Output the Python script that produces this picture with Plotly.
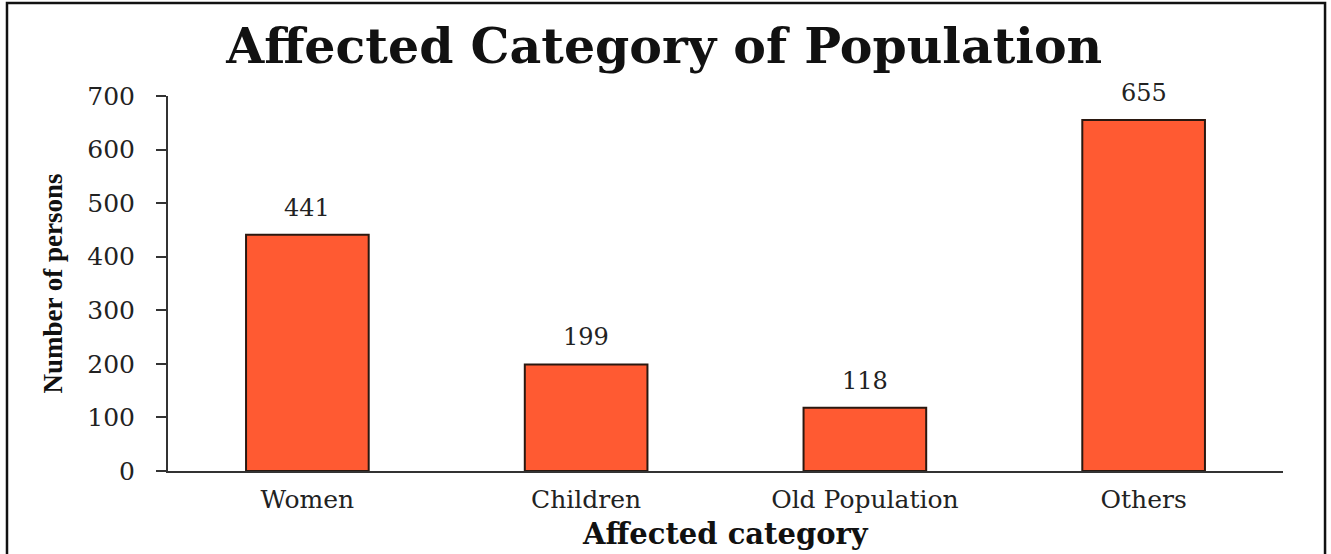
import plotly.graph_objects as go

categories = ["Women", "Children", "Old Population", "Others"]
values = [441, 199, 118, 655]
y_ticks = [0, 100, 200, 300, 400, 500, 600, 700]

title_text = "Affected Category of Population"
x_title = "Affected category"
y_title = "Number of persons"

BAR_COLOR = "#FF5A32"
EDGE = "#2a1810"
AXIS = "#333333"
SERIF = "DejaVu Serif"

fig = go.Figure()
fig.add_trace(go.Bar(
    x=categories, y=values,
    marker=dict(color=BAR_COLOR, line=dict(color=EDGE, width=2)),
    width=0.44,
    showlegend=False,
    hoverinfo="x+y",
))

annotations = []
for c, v in zip(categories, values):
    annotations.append(dict(
        x=c, y=v, xref="x", yref="y", text=str(v), showarrow=False,
        yanchor="bottom", yshift=11,
        font=dict(family=SERIF, size=24, color="#222222"),
    ))
annotations.append(dict(
    x=-0.104, y=0.5, xref="paper", yref="paper", text=f"<b>{y_title}</b>",
    showarrow=False, textangle=-90, xanchor="center", yanchor="middle",
    font=dict(family="Liberation Serif", size=27, color="#111111"),
))
annotations.append(dict(
    x=0.5, y=-0.168, xref="paper", yref="paper", text=f"<b>{x_title}</b>",
    showarrow=False, xanchor="center", yanchor="middle",
    font=dict(family=SERIF, size=29, color="#111111"),
))

fig.update_layout(
    width=1331, height=554,
    margin=dict(l=168, r=48, t=96, b=83),
    paper_bgcolor="white", plot_bgcolor="white",
    title=dict(text=f"<b>{title_text}</b>", x=0.499, xanchor="center",
               y=1 - 46 / 554, yanchor="middle", yref="container",
               font=dict(family=SERIF, size=49, color="#111111")),
    annotations=annotations,
    bargap=0.56,
    shapes=[dict(type="rect", xref="paper", yref="paper",
                 x0=-0.1444, x1=1.0377, y0=-0.25, y1=1.248,
                 line=dict(color="#111111", width=2.5), fillcolor="rgba(0,0,0,0)",
                 layer="below")],
)

fig.update_xaxes(
    showline=True, linecolor=AXIS, linewidth=2,
    ticks="outside", ticklen=5, tickcolor="rgba(0,0,0,0)",
    tickfont=dict(family=SERIF, size=25, color="#222222"),
    showgrid=False, zeroline=False,
)
fig.update_yaxes(
    range=[0, 700], tickvals=y_ticks, ticktext=[str(t) for t in y_ticks],
    showline=True, linecolor=AXIS, linewidth=2,
    ticks="outside", ticklen=10, tickwidth=2, tickcolor=AXIS,
    ticklabelstandoff=16,
    tickfont=dict(family=SERIF, size=25, color="#222222"),
    showgrid=False, zeroline=False,
)

fig.write_html("out.html")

» WRITTEN TASK
Copy out the data above exactly, except the pictures.

» WORKED ANSWER
Output the Python script that produces this picture with Plotly.
import plotly.graph_objects as go

categories = ["Women", "Children", "Old Population", "Others"]
values = [441, 199, 118, 655]
y_ticks = [0, 100, 200, 300, 400, 500, 600, 700]

title_text = "Affected Category of Population"
x_title = "Affected category"
y_title = "Number of persons"

BAR_COLOR = "#FF5A32"
EDGE = "#2a1810"
AXIS = "#333333"
SERIF = "DejaVu Serif"

fig = go.Figure()
fig.add_trace(go.Bar(
    x=categories, y=values,
    marker=dict(color=BAR_COLOR, line=dict(color=EDGE, width=2)),
    width=0.44,
    showlegend=False,
    hoverinfo="x+y",
))

annotations = []
for c, v in zip(categories, values):
    annotations.append(dict(
        x=c, y=v, xref="x", yref="y", text=str(v), showarrow=False,
        yanchor="bottom", yshift=11,
        font=dict(family=SERIF, size=24, color="#222222"),
    ))
annotations.append(dict(
    x=-0.104, y=0.5, xref="paper", yref="paper", text=f"<b>{y_title}</b>",
    showarrow=False, textangle=-90, xanchor="center", yanchor="middle",
    font=dict(family="Liberation Serif", size=27, color="#111111"),
))
annotations.append(dict(
    x=0.5, y=-0.168, xref="paper", yref="paper", text=f"<b>{x_title}</b>",
    showarrow=False, xanchor="center", yanchor="middle",
    font=dict(family=SERIF, size=29, color="#111111"),
))

fig.update_layout(
    width=1331, height=554,
    margin=dict(l=168, r=48, t=96, b=83),
    paper_bgcolor="white", plot_bgcolor="white",
    title=dict(text=f"<b>{title_text}</b>", x=0.499, xanchor="center",
               y=1 - 46 / 554, yanchor="middle", yref="container",
               font=dict(family=SERIF, size=49, color="#111111")),
    annotations=annotations,
    bargap=0.56,
    shapes=[dict(type="rect", xref="paper", yref="paper",
                 x0=-0.1444, x1=1.0377, y0=-0.25, y1=1.248,
                 line=dict(color="#111111", width=2.5), fillcolor="rgba(0,0,0,0)",
                 layer="below")],
)

fig.update_xaxes(
    showline=True, linecolor=AXIS, linewidth=2,
    ticks="outside", ticklen=5, tickcolor="rgba(0,0,0,0)",
    tickfont=dict(family=SERIF, size=25, color="#222222"),
    showgrid=False, zeroline=False,
)
fig.update_yaxes(
    range=[0, 700], tickvals=y_ticks, ticktext=[str(t) for t in y_ticks],
    showline=True, linecolor=AXIS, linewidth=2,
    ticks="outside", ticklen=10, tickwidth=2, tickcolor=AXIS,
    ticklabelstandoff=16,
    tickfont=dict(family=SERIF, size=25, color="#222222"),
    showgrid=False, zeroline=False,
)

fig.write_html("out.html")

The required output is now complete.